VLVL Takeshi
jbor
jbor at bigpond.com
Mon Dec 1 15:45:19 CST 2003
>> Prairie's interruption at 149.15 comes at the moment in Takeshi's narrative
>> when he's describing his mixed feelings as he's about to enter the brothel
>> as Brock's decoy. After Prairie's sarcastic remarks the narrator recounts
>> the circumstances of Takeshi's arrival the previous night and what happened
>> "[w]hen they were introduced next morning at breakfast": it's a flashback
>> ("She'd finally got to meet ... " = past perfect or pluperfect tense,
>> indicating past in the past).

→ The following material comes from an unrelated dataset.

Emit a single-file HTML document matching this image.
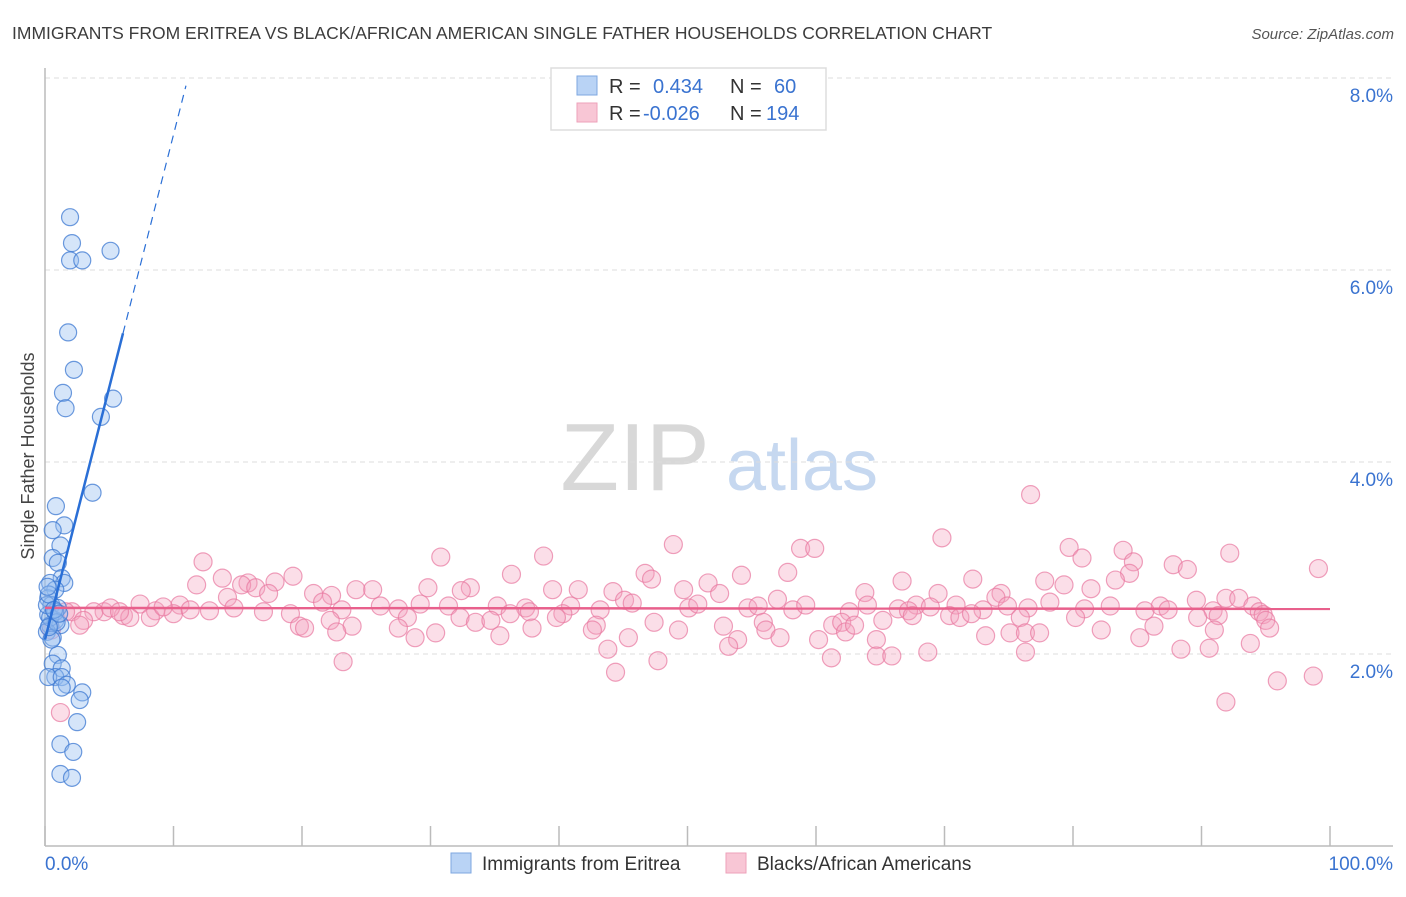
<!DOCTYPE html>
<html><head><meta charset="utf-8"><style>
body{margin:0;background:#fff;font-family:"Liberation Sans",sans-serif;}
svg text{font-family:"Liberation Sans",sans-serif;}
</style></head><body>
<svg id="chart" width="1406" height="892" xmlns="http://www.w3.org/2000/svg">
<text x="12" y="39" font-size="17.5" fill="#3c3c3c">IMMIGRANTS FROM ERITREA VS BLACK/AFRICAN AMERICAN SINGLE FATHER HOUSEHOLDS CORRELATION CHART</text>
<text x="1394" y="39" font-size="15" fill="#555" text-anchor="end" font-style="italic">Source: ZipAtlas.com</text>
<text transform="translate(34,456) rotate(-90)" font-size="18" fill="#444" text-anchor="middle">Single Father Households</text>
<g>
<text x="635" y="490" font-size="96" fill="#d8d8d8" font-family="Liberation Serif" text-anchor="middle">ZIP</text>
<text x="802" y="490" font-size="72" fill="#c6d8f0" text-anchor="middle">atlas</text>
</g>
<g id="grid"></g>
<g id="marks"></g>
<g>
<rect x="551" y="68" width="275" height="62" fill="#fff" stroke="#ddd" stroke-width="1.5"/>
<rect x="577" y="76" width="20" height="19" fill="#b9d3f5" stroke="#7ea7e0"/>
<rect x="577" y="103" width="20" height="19" fill="#f8c6d5" stroke="#eea1ba"/>
<text x="609" y="93" font-size="20" fill="#333">R =</text>
<text x="653" y="93" font-size="20" fill="#3a73d0">0.434</text>
<text x="730" y="93" font-size="20" fill="#333">N =</text>
<text x="774" y="93" font-size="20" fill="#3a73d0">60</text>
<text x="609" y="120" font-size="20" fill="#333">R =</text>
<text x="643" y="120" font-size="20" fill="#3a73d0">-0.026</text>
<text x="730" y="120" font-size="20" fill="#333">N =</text>
<text x="766" y="120" font-size="20" fill="#3a73d0">194</text>
</g>
<g>
<rect x="451" y="853" width="20" height="20" fill="#b9d3f5" stroke="#7ea7e0"/>
<text x="482" y="870" font-size="19" fill="#333">Immigrants from Eritrea</text>
<rect x="726" y="853" width="20" height="20" fill="#f8c6d5" stroke="#eea1ba"/>
<text x="757" y="870" font-size="19" fill="#333">Blacks/African Americans</text>
</g>
</svg>
<script>
const yTicks=[2,4,6,8];
const yTickLabels=["2.0%","4.0%","6.0%","8.0%"];
const xTicks=[0,10,20,30,40,50,60,70,80,90,100];
const blueX=[1.95,2.1,1.95,2.9,5.1,1.8,2.25,1.4,1.6,4.35,5.3,3.7,0.85,1.5,0.6,1.2,0.6,1.0,1.3,1.5,0.4,0.8,0.25,0.5,1.0,0.25,0.8,0.4,1.2,0.15,0.6,1.0,0.6,1.3,0.8,0.25,1.3,1.7,1.3,2.9,2.7,2.5,1.2,2.2,1.2,2.1,0.4,0.8,0.15,0.5,0.3,0.9,0.2,0.7,1.1,0.3];
const blueY=[6.55,6.28,6.1,6.1,6.2,5.35,4.96,4.72,4.56,4.47,4.66,3.68,3.54,3.34,3.29,3.13,3.0,2.95,2.79,2.74,2.74,2.67,2.58,2.51,2.48,2.41,2.35,2.3,2.3,2.23,2.17,1.99,1.9,1.85,1.76,1.76,1.76,1.68,1.65,1.6,1.52,1.29,1.06,0.98,0.75,0.71,2.38,2.44,2.51,2.15,2.62,2.33,2.7,2.46,2.42,2.28];
const pinkX=[76.7,69.8,48.9,79.7,83.9,92.2,58.8,59.9,38.8,30.8,80.7,84.7,12.3,99.1,87.8,88.9,46.7,57.8,36.3,84.4,54.2,19.3,13.8,47.2,83.3,77.8,72.2,66.7,51.6,15.8,17.9,15.3,16.4,11.8,33.1,29.8,39.5,24.2,25.5,44.2,49.7,52.5,22.3,20.9,32.4,41.5,63.8,69.5,74.4,74.0,81.4,79.3,91.9,92.9,89.6,67.8,57.0,17.4,14.2,7.4,10.5,8.6,10.0,6.1,4.6,3.8,2.1,3.0,12.8,14.7,17.0,19.1,21.6,23.1,26.1,27.5,29.2,31.4,35.2,37.4,40.9,43.2,45.1,45.7,50.1,50.8,54.7,55.5,58.2,59.2,62.6,64.0,66.4,67.2,68.9,70.9,73.0,74.9,76.5,78.2,80.9,82.9,86.8,87.4,94.0,94.5,90.9,85.6,32.3,36.2,37.7,40.3,22.2,19.8,20.2,23.9,28.2,33.5,34.7,39.8,42.9,47.4,52.8,55.9,61.3,62.0,65.2,67.5,70.4,71.2,72.1,75.9,80.2,89.7,91.3,94.8,95.0,22.7,27.5,28.8,30.4,35.4,37.9,42.6,49.3,56.1,62.3,63.0,75.1,76.3,77.4,82.2,86.3,95.3,91.0,45.4,53.9,57.2,60.2,73.2,53.2,64.7,85.2,93.8,43.8,88.4,90.6,23.2,64.7,65.9,68.7,76.3,61.2,47.7,44.4,95.9,98.7,91.9,1.2,1.6,2.7,0.5,5.1,6.6,8.2,5.8,11.3,9.2];
const pinkY=[3.66,3.21,3.14,3.11,3.08,3.05,3.10,3.10,3.02,3.01,3.0,2.96,2.96,2.89,2.93,2.88,2.84,2.85,2.83,2.84,2.82,2.81,2.79,2.78,2.77,2.76,2.78,2.76,2.74,2.74,2.75,2.72,2.69,2.72,2.69,2.69,2.67,2.67,2.67,2.65,2.67,2.63,2.61,2.63,2.66,2.67,2.64,2.63,2.63,2.59,2.68,2.72,2.58,2.58,2.56,2.51,2.57,2.63,2.59,2.52,2.51,2.45,2.42,2.40,2.44,2.44,2.44,2.35,2.45,2.48,2.44,2.42,2.54,2.46,2.50,2.47,2.52,2.50,2.50,2.48,2.50,2.46,2.56,2.53,2.48,2.52,2.48,2.50,2.46,2.51,2.44,2.51,2.47,2.45,2.49,2.51,2.46,2.50,2.48,2.54,2.47,2.50,2.50,2.46,2.50,2.44,2.45,2.45,2.38,2.42,2.44,2.42,2.35,2.29,2.27,2.29,2.38,2.33,2.35,2.38,2.30,2.33,2.29,2.33,2.30,2.33,2.35,2.40,2.40,2.38,2.42,2.38,2.38,2.38,2.40,2.41,2.35,2.23,2.27,2.17,2.22,2.19,2.27,2.25,2.25,2.25,2.23,2.30,2.22,2.22,2.22,2.25,2.29,2.27,2.25,2.17,2.15,2.17,2.15,2.19,2.08,2.15,2.17,2.11,2.05,2.05,2.06,1.92,1.98,1.98,2.02,2.02,1.96,1.93,1.81,1.72,1.77,1.50,1.39,2.44,2.30,2.25,2.48,2.38,2.38,2.44,2.46,2.49,2.48];
const blueTrend=[[0,2.15],[6.07,5.34],[10.97,7.92]];
const pinkTrend=[[0,2.48],[100,2.47]];

const NS="http://www.w3.org/2000/svg";
const X0=45,X1=1330,Y0=846,PPY=96;
function sx(v){return X0+v*(X1-X0)/100;}
function sy(v){return Y0-v*PPY;}
function mk(tag,attrs,parent){const e=document.createElementNS(NS,tag);for(const k in attrs)e.setAttribute(k,attrs[k]);parent.appendChild(e);return e;}
const grid=document.getElementById('grid'),marks=document.getElementById('marks');
yTicks.forEach((t,i)=>{
 const l=mk('line',{x1:45,x2:1393,y1:sy(t),y2:sy(t),stroke:'#ddd','stroke-dasharray':'5,4'},grid);
 
 
 const tx=mk('text',{x:1393,y:sy(t)+24,'font-size':19,fill:'#3a73d0','text-anchor':'end'},grid);
 tx.textContent=yTickLabels[i];
 
 
});
const ax=mk('line',{x1:45,x2:45,y1:68,y2:846,stroke:'#bbb','stroke-width':1.5},grid);


const bx=mk('line',{x1:45,x2:1393,y1:846,y2:846,stroke:'#bbb','stroke-width':1.5},grid);


xTicks.forEach(t=>{
 const l=mk('line',{x1:sx(t),x2:sx(t),y1:826,y2:846,stroke:'#bbb','stroke-width':1.5},grid);
 
 
});
const xl0=mk('text',{x:45,y:870,'font-size':19,fill:'#3a73d0'},grid);xl0.textContent='0.0%';


const xl1=mk('text',{x:1393,y:870,'font-size':19,fill:'#3a73d0','text-anchor':'end'},grid);xl1.textContent='100.0%';



pinkX.forEach((v,i)=>{
 const c=mk('circle',{cx:sx(v),cy:sy(pinkY[i]),r:9,fill:'rgba(244,160,188,0.35)',stroke:'rgba(232,120,160,0.7)','stroke-width':1.2},marks);
 
 
});
blueX.forEach((v,i)=>{
 const c=mk('circle',{cx:sx(v),cy:sy(blueY[i]),r:8.5,fill:'rgba(150,190,240,0.4)',stroke:'rgba(60,120,210,0.75)','stroke-width':1.2},marks);
 
 
});
const pt=mk('line',{x1:sx(pinkTrend[0][0]),y1:sy(pinkTrend[0][1]),x2:sx(pinkTrend[1][0]),y2:sy(pinkTrend[1][1]),stroke:'#e8608c','stroke-width':2.5},marks);


const bt=mk('line',{x1:sx(blueTrend[0][0]),y1:sy(blueTrend[0][1]),x2:sx(blueTrend[1][0]),y2:sy(blueTrend[1][1]),stroke:'#2a6fd6','stroke-width':2.5},marks);


const bd=mk('line',{x1:sx(blueTrend[1][0]),y1:sy(blueTrend[1][1]),x2:sx(blueTrend[2][0]),y2:sy(blueTrend[2][1]),stroke:'#2a6fd6','stroke-width':1.2,'stroke-dasharray':'8,6'},marks);


</script>
</body></html>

Thus, the conversation from 149.23-31 happened
>> that morning at breakfast, when they "were introduced". Then, there's a
>> transitional shift back to the current time of the Takeshi's narration:
>> "From then on" (i.e. from breakfast, when DL introduced Prairie to Takeshi)
>> he'd been adding "color commentary to DL's version". And, in fact, this has
>> been happening from 142.9.
>
> What do you mean by Takeshi's narration?
>
> Are you saying that Takeshi takes over the narrative at 142.9
> "Meanwhile, Takeshi Fumimota ...
Yes. This is the point where he began adding his "color commentary", back
after he and Prairie were introduced at breakfast. The pluperfect tense on
149.14-5 sets up a brief flashback to that introduction.
> If so, there is no detachment, "the standard narrative device" (first
> person narration segues into embellished third person narrative) isn't
> employed.
Yes it is. For example, when the narrator says "Noticing a number of curious
looks, he glided out again into the airport lobby" (160), it's definitely
third person narration, and it seems likely to me that it's detached from
Takeshi's perspective rather than "engaged". Narrative agency in Pynchon's
texts switches back and forth like this all the time. Sometimes third person
narration is filtered through the character's consciousness, as with Zoyd on
the novel's opening page; and sometimes the characters' story-telling (as
with DL's and Takeshi's recounts to Prairie here) slides across into
omniscient (or external) narration.
best
> Or are you saying that the narrative is still being filtered
> through DL's consciousness with thrid-person embellishment and Takeshi's
> color commentary?
>
> "Looks like I got here just in time." From then on he was not shy about
> putting in color commentary on DL's version. Until, just before the
> dark metal door with the plastic key, he paused and wondered aloud,
> "Maybe we should just skip over the sex part here ...."
>
> First, it looks like DL has been telling the story (DL's version). That
> Takeshi has been putting in color commentary. It's DL's version we're
> getting here, that Prairie is getting too. Since DL could not know the
> Takeshi parts he must have told her and now she is telling Prairie.
> Takeshi is merely adding color commentary. Is that right?